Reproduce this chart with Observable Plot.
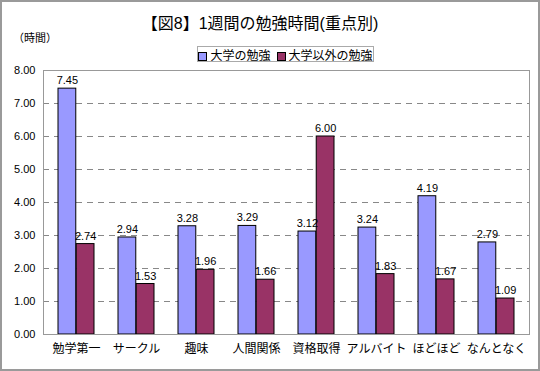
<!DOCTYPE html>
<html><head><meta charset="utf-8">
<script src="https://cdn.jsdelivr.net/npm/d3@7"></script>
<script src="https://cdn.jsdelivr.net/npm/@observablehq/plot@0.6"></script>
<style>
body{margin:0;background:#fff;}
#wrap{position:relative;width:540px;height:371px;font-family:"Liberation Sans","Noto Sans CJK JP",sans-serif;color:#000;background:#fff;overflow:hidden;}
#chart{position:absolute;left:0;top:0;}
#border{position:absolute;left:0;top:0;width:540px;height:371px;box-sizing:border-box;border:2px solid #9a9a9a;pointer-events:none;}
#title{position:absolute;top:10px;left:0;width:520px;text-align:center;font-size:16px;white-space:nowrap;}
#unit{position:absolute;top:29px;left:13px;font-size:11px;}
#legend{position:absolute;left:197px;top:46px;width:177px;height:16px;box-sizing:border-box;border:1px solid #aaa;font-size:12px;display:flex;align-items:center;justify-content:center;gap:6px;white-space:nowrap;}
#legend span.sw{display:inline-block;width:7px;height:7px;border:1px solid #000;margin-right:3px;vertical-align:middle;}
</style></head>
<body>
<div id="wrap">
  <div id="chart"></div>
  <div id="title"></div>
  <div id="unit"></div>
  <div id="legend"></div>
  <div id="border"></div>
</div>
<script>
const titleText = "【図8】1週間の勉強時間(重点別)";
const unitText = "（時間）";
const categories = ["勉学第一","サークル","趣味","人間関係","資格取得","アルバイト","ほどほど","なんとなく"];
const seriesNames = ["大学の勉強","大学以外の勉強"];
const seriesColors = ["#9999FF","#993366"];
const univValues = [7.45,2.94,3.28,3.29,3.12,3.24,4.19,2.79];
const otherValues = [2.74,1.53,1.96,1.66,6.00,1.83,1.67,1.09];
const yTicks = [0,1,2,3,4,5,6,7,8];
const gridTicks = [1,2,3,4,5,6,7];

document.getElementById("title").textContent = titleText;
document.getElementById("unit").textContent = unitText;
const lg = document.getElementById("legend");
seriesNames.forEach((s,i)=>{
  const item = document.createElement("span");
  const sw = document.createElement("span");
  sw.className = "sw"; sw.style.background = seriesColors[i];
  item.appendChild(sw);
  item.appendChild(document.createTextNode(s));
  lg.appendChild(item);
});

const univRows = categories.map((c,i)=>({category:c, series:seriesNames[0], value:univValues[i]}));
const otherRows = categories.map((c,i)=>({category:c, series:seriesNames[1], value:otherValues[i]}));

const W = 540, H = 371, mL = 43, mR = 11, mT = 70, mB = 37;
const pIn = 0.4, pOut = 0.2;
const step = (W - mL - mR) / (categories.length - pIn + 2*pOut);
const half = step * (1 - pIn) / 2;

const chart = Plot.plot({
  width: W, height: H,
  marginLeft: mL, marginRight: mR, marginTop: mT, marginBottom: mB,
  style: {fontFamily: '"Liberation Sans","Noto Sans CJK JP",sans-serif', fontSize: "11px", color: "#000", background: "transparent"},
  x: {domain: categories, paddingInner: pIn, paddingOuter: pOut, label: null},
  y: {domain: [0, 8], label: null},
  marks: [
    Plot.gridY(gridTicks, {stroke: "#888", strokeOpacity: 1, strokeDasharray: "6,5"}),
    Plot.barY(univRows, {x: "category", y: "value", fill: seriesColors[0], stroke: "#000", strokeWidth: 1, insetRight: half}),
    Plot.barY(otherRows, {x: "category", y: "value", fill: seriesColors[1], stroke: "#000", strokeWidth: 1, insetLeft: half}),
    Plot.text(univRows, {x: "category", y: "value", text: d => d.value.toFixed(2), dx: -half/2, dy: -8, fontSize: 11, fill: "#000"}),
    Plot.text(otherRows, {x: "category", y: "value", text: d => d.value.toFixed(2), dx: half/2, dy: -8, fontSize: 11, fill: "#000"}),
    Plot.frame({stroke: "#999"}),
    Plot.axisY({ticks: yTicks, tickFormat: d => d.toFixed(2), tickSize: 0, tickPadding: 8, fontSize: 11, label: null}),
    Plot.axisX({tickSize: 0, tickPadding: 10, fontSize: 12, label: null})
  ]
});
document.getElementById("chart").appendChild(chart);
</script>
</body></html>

---

In this exercise, set down all of the data exactly, without the pictures.

Solved problem:
Reproduce this chart with Observable Plot.
<!DOCTYPE html>
<html><head><meta charset="utf-8">
<script src="https://cdn.jsdelivr.net/npm/d3@7"></script>
<script src="https://cdn.jsdelivr.net/npm/@observablehq/plot@0.6"></script>
<style>
body{margin:0;background:#fff;}
#wrap{position:relative;width:540px;height:371px;font-family:"Liberation Sans","Noto Sans CJK JP",sans-serif;color:#000;background:#fff;overflow:hidden;}
#chart{position:absolute;left:0;top:0;}
#border{position:absolute;left:0;top:0;width:540px;height:371px;box-sizing:border-box;border:2px solid #9a9a9a;pointer-events:none;}
#title{position:absolute;top:10px;left:0;width:520px;text-align:center;font-size:16px;white-space:nowrap;}
#unit{position:absolute;top:29px;left:13px;font-size:11px;}
#legend{position:absolute;left:197px;top:46px;width:177px;height:16px;box-sizing:border-box;border:1px solid #aaa;font-size:12px;display:flex;align-items:center;justify-content:center;gap:6px;white-space:nowrap;}
#legend span.sw{display:inline-block;width:7px;height:7px;border:1px solid #000;margin-right:3px;vertical-align:middle;}
</style></head>
<body>
<div id="wrap">
  <div id="chart"></div>
  <div id="title"></div>
  <div id="unit"></div>
  <div id="legend"></div>
  <div id="border"></div>
</div>
<script>
const titleText = "【図8】1週間の勉強時間(重点別)";
const unitText = "（時間）";
const categories = ["勉学第一","サークル","趣味","人間関係","資格取得","アルバイト","ほどほど","なんとなく"];
const seriesNames = ["大学の勉強","大学以外の勉強"];
const seriesColors = ["#9999FF","#993366"];
const univValues = [7.45,2.94,3.28,3.29,3.12,3.24,4.19,2.79];
const otherValues = [2.74,1.53,1.96,1.66,6.00,1.83,1.67,1.09];
const yTicks = [0,1,2,3,4,5,6,7,8];
const gridTicks = [1,2,3,4,5,6,7];

document.getElementById("title").textContent = titleText;
document.getElementById("unit").textContent = unitText;
const lg = document.getElementById("legend");
seriesNames.forEach((s,i)=>{
  const item = document.createElement("span");
  const sw = document.createElement("span");
  sw.className = "sw"; sw.style.background = seriesColors[i];
  item.appendChild(sw);
  item.appendChild(document.createTextNode(s));
  lg.appendChild(item);
});

const univRows = categories.map((c,i)=>({category:c, series:seriesNames[0], value:univValues[i]}));
const otherRows = categories.map((c,i)=>({category:c, series:seriesNames[1], value:otherValues[i]}));

const W = 540, H = 371, mL = 43, mR = 11, mT = 70, mB = 37;
const pIn = 0.4, pOut = 0.2;
const step = (W - mL - mR) / (categories.length - pIn + 2*pOut);
const half = step * (1 - pIn) / 2;

const chart = Plot.plot({
  width: W, height: H,
  marginLeft: mL, marginRight: mR, marginTop: mT, marginBottom: mB,
  style: {fontFamily: '"Liberation Sans","Noto Sans CJK JP",sans-serif', fontSize: "11px", color: "#000", background: "transparent"},
  x: {domain: categories, paddingInner: pIn, paddingOuter: pOut, label: null},
  y: {domain: [0, 8], label: null},
  marks: [
    Plot.gridY(gridTicks, {stroke: "#888", strokeOpacity: 1, strokeDasharray: "6,5"}),
    Plot.barY(univRows, {x: "category", y: "value", fill: seriesColors[0], stroke: "#000", strokeWidth: 1, insetRight: half}),
    Plot.barY(otherRows, {x: "category", y: "value", fill: seriesColors[1], stroke: "#000", strokeWidth: 1, insetLeft: half}),
    Plot.text(univRows, {x: "category", y: "value", text: d => d.value.toFixed(2), dx: -half/2, dy: -8, fontSize: 11, fill: "#000"}),
    Plot.text(otherRows, {x: "category", y: "value", text: d => d.value.toFixed(2), dx: half/2, dy: -8, fontSize: 11, fill: "#000"}),
    Plot.frame({stroke: "#999"}),
    Plot.axisY({ticks: yTicks, tickFormat: d => d.toFixed(2), tickSize: 0, tickPadding: 8, fontSize: 11, label: null}),
    Plot.axisX({tickSize: 0, tickPadding: 10, fontSize: 12, label: null})
  ]
});
document.getElementById("chart").appendChild(chart);
</script>
</body></html>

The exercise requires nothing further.